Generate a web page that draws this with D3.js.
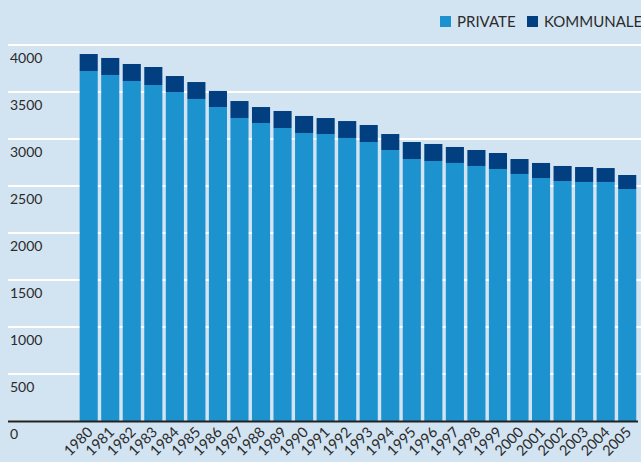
<!DOCTYPE html>
<html>
<head>
<meta charset="utf-8">
<script src="https://cdn.jsdelivr.net/npm/d3@7/dist/d3.min.js"></script>
<style>
  html, body { margin: 0; padding: 0; background: #d2e3f2; }
  svg { display: block; }
  text { font-family: Lato, "Open Sans", sans-serif; fill: #2b2b2b; }
</style>
</head>
<body>
<svg id="chart"></svg>
<script>
var years = ['1980', '1981', '1982', '1983', '1984', '1985', '1986', '1987', '1988',
  '1989', '1990', '1991', '1992', '1993', '1994', '1995', '1996', '1997', '1998',
  '1999', '2000', '2001', '2002', '2003', '2004', '2005'];
var privateValues = [3723, 3681, 3617, 3574, 3500, 3426, 3340, 3223, 3170, 3117, 3064, 3053,
  3011, 2968, 2883, 2787, 2766, 2745, 2713, 2681, 2628, 2585, 2553, 2543, 2543, 2468];
var kommunaleValues = [181, 181, 181, 192, 170, 180, 171, 181, 170, 181, 181, 170,
  180, 181, 170, 181, 181, 170, 170, 170, 159, 160, 160, 159, 148, 149];
var seriesNames = ['PRIVATE', 'KOMMUNALE'];
var tickValues = [0, 500, 1000, 1500, 2000, 2500, 3000, 3500, 4000];

var width = 641, height = 462;
var colors = { PRIVATE: '#1c92cf', KOMMUNALE: '#013f80' };

var svg = d3.select('#chart').attr('width', width).attr('height', height);

svg.append('rect')
  .attr('width', width)
  .attr('height', height)
  .attr('fill', '#d2e3f2');

var x = d3.scaleBand()
  .domain(years)
  .range([76.2, 639.7])
  .padding(0.16);

var y = d3.scaleLinear()
  .domain([0, 4000])
  .range([421, 45]);

var rows = years.map(function (yr, i) {
  return { year: yr, PRIVATE: privateValues[i], KOMMUNALE: kommunaleValues[i] };
});
var stacked = d3.stack().keys(seriesNames)(rows);

// gridlines, labels sit under each line
var grid = svg.append('g');
grid.selectAll('line')
  .data(tickValues.filter(function (d) { return d > 0; }))
  .enter()
  .append('line')
  .attr('x1', 8)
  .attr('x2', width)
  .attr('y1', function (d) { return y(d); })
  .attr('y2', function (d) { return y(d); })
  .attr('stroke', '#ffffff')
  .attr('stroke-width', 2);

grid.selectAll('text')
  .data(tickValues)
  .enter()
  .append('text')
  .attr('x', 10)
  .attr('y', function (d) { return y(d) + 18; })
  .attr('font-size', 14)
  .text(function (d) { return d; });

// bars
svg.append('g')
  .selectAll('g')
  .data(stacked)
  .enter()
  .append('g')
  .attr('fill', function (s) { return colors[s.key]; })
  .selectAll('rect')
  .data(function (s) { return s; })
  .enter()
  .append('rect')
  .attr('x', function (d) { return x(d.data.year); })
  .attr('width', x.bandwidth())
  .attr('y', function (d) { return y(d[1]); })
  .attr('height', function (d) { return y(d[0]) - y(d[1]); });

// baseline
svg.append('line')
  .attr('x1', 8)
  .attr('x2', 638)
  .attr('y1', y(0) + 0.5)
  .attr('y2', y(0) + 0.5)
  .attr('stroke', '#222222')
  .attr('stroke-width', 2);

// year labels
svg.append('g')
  .selectAll('text')
  .data(years)
  .enter()
  .append('text')
  .attr('font-size', 14.5)
  .attr('text-anchor', 'end')
  .attr('transform', function (d) {
    return 'translate(' + (x(d) + x.bandwidth() / 2 + 5) + ',' + 433 + ') rotate(-45)';
  })
  .text(function (d) { return d; });

// legend
var legendPos = { PRIVATE: 440, KOMMUNALE: 527 };
var legend = svg.append('g');
seriesNames.forEach(function (name) {
  legend.append('rect')
    .attr('x', legendPos[name])
    .attr('y', 16)
    .attr('width', 11)
    .attr('height', 11)
    .attr('fill', colors[name]);
  legend.append('text')
    .attr('x', legendPos[name] + 17)
    .attr('y', 27)
    .attr('font-size', 15)
    .text(name);
});
</script>
</body>
</html>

## AIM OF THE TASK
Give back exactly the lines from the first line of the data through the line with "3000, 3500, 4000];", pictures excluded.

## OUTPUT BELOW
Generate a web page that draws this with D3.js.
<!DOCTYPE html>
<html>
<head>
<meta charset="utf-8">
<script src="https://cdn.jsdelivr.net/npm/d3@7/dist/d3.min.js"></script>
<style>
  html, body { margin: 0; padding: 0; background: #d2e3f2; }
  svg { display: block; }
  text { font-family: Lato, "Open Sans", sans-serif; fill: #2b2b2b; }
</style>
</head>
<body>
<svg id="chart"></svg>
<script>
var years = ['1980', '1981', '1982', '1983', '1984', '1985', '1986', '1987', '1988',
  '1989', '1990', '1991', '1992', '1993', '1994', '1995', '1996', '1997', '1998',
  '1999', '2000', '2001', '2002', '2003', '2004', '2005'];
var privateValues = [3723, 3681, 3617, 3574, 3500, 3426, 3340, 3223, 3170, 3117, 3064, 3053,
  3011, 2968, 2883, 2787, 2766, 2745, 2713, 2681, 2628, 2585, 2553, 2543, 2543, 2468];
var kommunaleValues = [181, 181, 181, 192, 170, 180, 171, 181, 170, 181, 181, 170,
  180, 181, 170, 181, 181, 170, 170, 170, 159, 160, 160, 159, 148, 149];
var seriesNames = ['PRIVATE', 'KOMMUNALE'];
var tickValues = [0, 500, 1000, 1500, 2000, 2500, 3000, 3500, 4000];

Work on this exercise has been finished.